With Election Day behind us, Congress still has several pieces of “must-pass” legislation that need to be completed before the end of this year and likely in the post-election lame duck session. Here are five facts on “must pass” bills and why, sometimes, they still don’t pass.

The official website for the U.S. Senate defines a must pass bill as “a vitally important measure that Congress must enact, such as annual money bills to fund operations of the government.” Must-pass bills are usually recurring legislation, but have in recent years been held up by members of Congress who want to force leadership to address other policy priorities. For example, in 2019 the federal government shut down for 35 days after President Trump and Senate Republicans refused to support an appropriations bill for the 2019 fiscal year that did not include $5.7 billion in federal funds for a U.S.- Mexico border wall. After weeks of negotiating with the Democratic-controlled House, the president signed a stopgap measure that reopened the federal government for three weeks before a final appropriations bill passed that included $1.4 billion for border wall funds.
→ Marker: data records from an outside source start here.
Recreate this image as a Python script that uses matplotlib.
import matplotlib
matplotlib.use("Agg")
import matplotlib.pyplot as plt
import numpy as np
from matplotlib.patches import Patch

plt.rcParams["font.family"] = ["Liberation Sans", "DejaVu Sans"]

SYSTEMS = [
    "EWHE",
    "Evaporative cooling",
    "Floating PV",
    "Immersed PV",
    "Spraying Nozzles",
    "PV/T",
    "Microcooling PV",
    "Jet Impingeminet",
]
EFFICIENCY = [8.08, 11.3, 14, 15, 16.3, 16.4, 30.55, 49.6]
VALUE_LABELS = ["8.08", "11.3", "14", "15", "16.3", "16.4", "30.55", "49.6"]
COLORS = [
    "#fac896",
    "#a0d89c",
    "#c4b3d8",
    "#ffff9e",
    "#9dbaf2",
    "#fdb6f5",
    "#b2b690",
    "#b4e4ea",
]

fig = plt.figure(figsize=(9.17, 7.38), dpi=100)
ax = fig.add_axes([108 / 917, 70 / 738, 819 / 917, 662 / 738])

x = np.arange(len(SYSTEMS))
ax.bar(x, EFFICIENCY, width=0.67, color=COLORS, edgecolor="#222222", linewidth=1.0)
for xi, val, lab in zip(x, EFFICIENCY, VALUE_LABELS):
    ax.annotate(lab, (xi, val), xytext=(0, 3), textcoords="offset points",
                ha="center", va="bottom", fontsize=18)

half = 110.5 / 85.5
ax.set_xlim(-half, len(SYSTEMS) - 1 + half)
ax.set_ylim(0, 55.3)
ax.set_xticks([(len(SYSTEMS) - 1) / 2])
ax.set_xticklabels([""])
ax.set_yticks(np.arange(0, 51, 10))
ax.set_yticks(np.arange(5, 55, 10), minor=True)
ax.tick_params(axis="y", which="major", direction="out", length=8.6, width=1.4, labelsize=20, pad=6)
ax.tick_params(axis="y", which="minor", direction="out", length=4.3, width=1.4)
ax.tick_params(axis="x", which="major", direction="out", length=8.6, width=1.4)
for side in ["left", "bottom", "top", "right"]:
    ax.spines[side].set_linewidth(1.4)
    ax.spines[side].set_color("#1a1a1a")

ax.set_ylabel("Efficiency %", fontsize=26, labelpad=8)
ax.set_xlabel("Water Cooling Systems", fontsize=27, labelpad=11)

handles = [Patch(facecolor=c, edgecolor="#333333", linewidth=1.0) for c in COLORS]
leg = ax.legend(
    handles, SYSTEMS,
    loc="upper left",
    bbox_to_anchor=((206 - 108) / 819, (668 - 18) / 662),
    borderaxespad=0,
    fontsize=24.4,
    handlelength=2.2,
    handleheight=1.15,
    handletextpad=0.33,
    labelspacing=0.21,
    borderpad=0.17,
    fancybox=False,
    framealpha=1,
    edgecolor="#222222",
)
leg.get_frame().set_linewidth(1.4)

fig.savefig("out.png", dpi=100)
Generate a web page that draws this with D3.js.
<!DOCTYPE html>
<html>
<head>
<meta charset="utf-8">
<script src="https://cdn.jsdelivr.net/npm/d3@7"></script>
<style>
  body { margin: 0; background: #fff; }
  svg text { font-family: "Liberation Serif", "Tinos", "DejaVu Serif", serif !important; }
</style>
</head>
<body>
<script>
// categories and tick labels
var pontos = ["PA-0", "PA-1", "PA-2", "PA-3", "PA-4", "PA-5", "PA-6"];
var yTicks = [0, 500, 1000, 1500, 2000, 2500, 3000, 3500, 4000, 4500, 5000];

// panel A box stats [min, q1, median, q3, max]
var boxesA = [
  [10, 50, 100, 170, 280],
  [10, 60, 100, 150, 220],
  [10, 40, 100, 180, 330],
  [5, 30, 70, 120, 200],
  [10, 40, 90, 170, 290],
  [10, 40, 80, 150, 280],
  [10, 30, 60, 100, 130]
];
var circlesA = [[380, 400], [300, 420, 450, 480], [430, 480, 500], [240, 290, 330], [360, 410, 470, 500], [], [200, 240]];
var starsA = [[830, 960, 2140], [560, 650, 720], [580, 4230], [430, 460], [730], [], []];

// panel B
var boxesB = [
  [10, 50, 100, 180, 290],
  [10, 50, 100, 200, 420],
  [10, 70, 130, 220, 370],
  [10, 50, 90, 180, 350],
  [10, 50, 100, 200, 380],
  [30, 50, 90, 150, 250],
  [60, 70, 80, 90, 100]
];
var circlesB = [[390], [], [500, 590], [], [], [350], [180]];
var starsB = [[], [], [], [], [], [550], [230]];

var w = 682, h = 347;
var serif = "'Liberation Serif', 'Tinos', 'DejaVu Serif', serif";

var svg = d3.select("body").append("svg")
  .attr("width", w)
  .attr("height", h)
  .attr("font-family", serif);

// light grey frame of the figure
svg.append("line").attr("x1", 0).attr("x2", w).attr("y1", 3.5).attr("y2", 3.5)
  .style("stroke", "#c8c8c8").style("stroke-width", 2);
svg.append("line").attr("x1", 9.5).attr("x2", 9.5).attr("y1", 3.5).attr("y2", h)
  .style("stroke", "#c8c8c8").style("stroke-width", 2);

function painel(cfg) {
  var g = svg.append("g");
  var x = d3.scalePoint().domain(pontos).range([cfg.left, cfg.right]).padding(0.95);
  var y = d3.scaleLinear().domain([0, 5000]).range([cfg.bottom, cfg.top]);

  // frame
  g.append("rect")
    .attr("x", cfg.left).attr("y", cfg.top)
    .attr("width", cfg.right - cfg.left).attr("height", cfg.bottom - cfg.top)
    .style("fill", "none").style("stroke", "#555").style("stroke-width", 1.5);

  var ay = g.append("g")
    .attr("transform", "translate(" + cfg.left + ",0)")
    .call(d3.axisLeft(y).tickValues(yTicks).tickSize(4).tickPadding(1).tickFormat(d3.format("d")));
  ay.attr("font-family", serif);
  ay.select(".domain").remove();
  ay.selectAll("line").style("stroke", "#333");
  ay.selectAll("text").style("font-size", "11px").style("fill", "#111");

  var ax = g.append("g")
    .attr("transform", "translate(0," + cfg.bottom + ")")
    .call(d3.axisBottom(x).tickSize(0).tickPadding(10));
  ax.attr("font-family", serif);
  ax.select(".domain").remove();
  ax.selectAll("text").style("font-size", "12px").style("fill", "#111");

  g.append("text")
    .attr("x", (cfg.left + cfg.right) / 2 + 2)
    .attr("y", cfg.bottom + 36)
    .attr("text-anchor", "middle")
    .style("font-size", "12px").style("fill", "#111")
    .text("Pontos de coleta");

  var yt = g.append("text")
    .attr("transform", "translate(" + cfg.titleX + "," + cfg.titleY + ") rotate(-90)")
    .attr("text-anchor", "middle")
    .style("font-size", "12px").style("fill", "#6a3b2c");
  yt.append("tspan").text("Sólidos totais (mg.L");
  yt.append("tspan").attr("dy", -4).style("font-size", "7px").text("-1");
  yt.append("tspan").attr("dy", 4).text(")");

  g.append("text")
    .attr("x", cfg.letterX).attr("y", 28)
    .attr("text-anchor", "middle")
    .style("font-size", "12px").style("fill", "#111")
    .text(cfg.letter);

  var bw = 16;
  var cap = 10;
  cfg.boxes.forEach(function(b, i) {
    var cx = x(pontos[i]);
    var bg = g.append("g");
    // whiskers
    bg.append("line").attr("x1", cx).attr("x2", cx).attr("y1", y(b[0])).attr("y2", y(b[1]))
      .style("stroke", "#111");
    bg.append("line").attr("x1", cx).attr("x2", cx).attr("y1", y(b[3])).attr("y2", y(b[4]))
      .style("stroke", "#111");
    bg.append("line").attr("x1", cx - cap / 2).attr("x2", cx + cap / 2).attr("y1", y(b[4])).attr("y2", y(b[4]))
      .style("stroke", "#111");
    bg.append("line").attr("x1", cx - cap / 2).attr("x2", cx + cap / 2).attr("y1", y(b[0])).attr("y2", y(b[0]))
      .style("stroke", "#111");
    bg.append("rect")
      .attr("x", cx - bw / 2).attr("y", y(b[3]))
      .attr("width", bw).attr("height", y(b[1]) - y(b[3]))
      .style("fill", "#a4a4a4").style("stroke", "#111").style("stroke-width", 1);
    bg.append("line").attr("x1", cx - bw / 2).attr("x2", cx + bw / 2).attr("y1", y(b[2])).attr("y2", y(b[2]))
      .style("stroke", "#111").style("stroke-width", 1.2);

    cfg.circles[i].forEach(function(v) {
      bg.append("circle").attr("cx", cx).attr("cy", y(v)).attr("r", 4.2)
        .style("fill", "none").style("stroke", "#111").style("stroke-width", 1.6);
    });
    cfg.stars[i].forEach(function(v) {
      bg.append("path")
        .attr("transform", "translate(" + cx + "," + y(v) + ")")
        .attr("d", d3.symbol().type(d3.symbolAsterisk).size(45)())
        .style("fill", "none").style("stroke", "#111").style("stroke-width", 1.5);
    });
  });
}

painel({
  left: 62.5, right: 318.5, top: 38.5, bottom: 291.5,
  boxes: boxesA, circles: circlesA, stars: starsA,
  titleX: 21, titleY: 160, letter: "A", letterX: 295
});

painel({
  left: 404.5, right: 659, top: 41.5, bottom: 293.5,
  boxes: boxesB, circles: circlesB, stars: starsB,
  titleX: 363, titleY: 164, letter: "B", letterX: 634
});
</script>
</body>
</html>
Congress must pass a series of appropriations bills which grant federal funds to specific government departments, programs, and agencies. The 12 bills cover all areas of federal government spending — ranging from defense to agriculture, to the legislative branch — and must be passed by October 1 stthe beginning for the fiscal year. If the bills are not passed by the deadline, they can be extended through a continuing resolution, which can even extend into the next calendar year. Since 1977 Congress has passed the 12 appropriations bills by the October 1 deadline only four times. This year, on September 30, Congress passed a continuing resolution that extended funding for the government through December 11.

The National Defense and Authorization Act (NDAA) establishes and authorizes the budget and expenditures of the Department of Defense. Unlike other federal departments, the Department of Defense requires an authorization act to be passed annually, in addition to the appropriations bill, and since the first one in 1961 Congress has passed an NDAA every year. The on-time deadline for the NDAAs is October 1 — the beginning of the fiscal year — but the real cutoff date is December 31, when many defense-related programs and activities run out of money. This year, the House NDAA included a provision that would eliminate the names of former Confederate leaders from military bases, while the Senate bill originally did not. After the Senate agreed to include the provision, President Trump stated he would veto a bill that eliminated the Confederate names. Congress has yet to finalize an agreement.

The debt ceiling was created in 1917 by Congress in an attempt to restrain federal spending by creating a legal limit on borrowing by the U.S. Treasury. Once the debt ceiling is reached, the Treasury cannot issue bills, bonds, or notes unless Congress votes to lift the borrowing limit. But in recent history the debt ceiling has been used by members of Congress as leverage to force action on other priorities. For example, when the U.S. approached the debt ceiling limit in 2013, a group of House Republicans stated they would raise it only if funding for the Affordable Care Act (i.e. Obamacare) was removed from the federal budget. President Obama refused this demand, and after a 16-day government shutdown, costing the federal government billions of dollars, the Republicans ultimately backed down. Previous congressional brinksmanship over the debt ceiling in 2011 led rating agency Standard and Poor to downgrade the creditworthiness of the U.S. federal government debt for the first time in history. The last time Congress raised the debt ceiling was in July 2019 — after agreeing on a two-year budget deal — it does not expect to have to raise it again until July 2021.

On January 3, 2021 a new Congress will come into session. The first order on the floor in both chambers is a vote on leadership positions. In the House each party nominates a representative to serve as speaker and the chamber takes a roll-call vote, with an absolute majority needed to win. In the Senate the majority party selects the president pro tempore — which is often described as a largely “ ceremonial “ position — by passing a simple resolution. Although there are other leadership positions — such as majority and minority leaders — the speaker and the president pro tempore are the only offices included in the Constitution, and thus granted constitutional authority and a place in the presidential line of succession.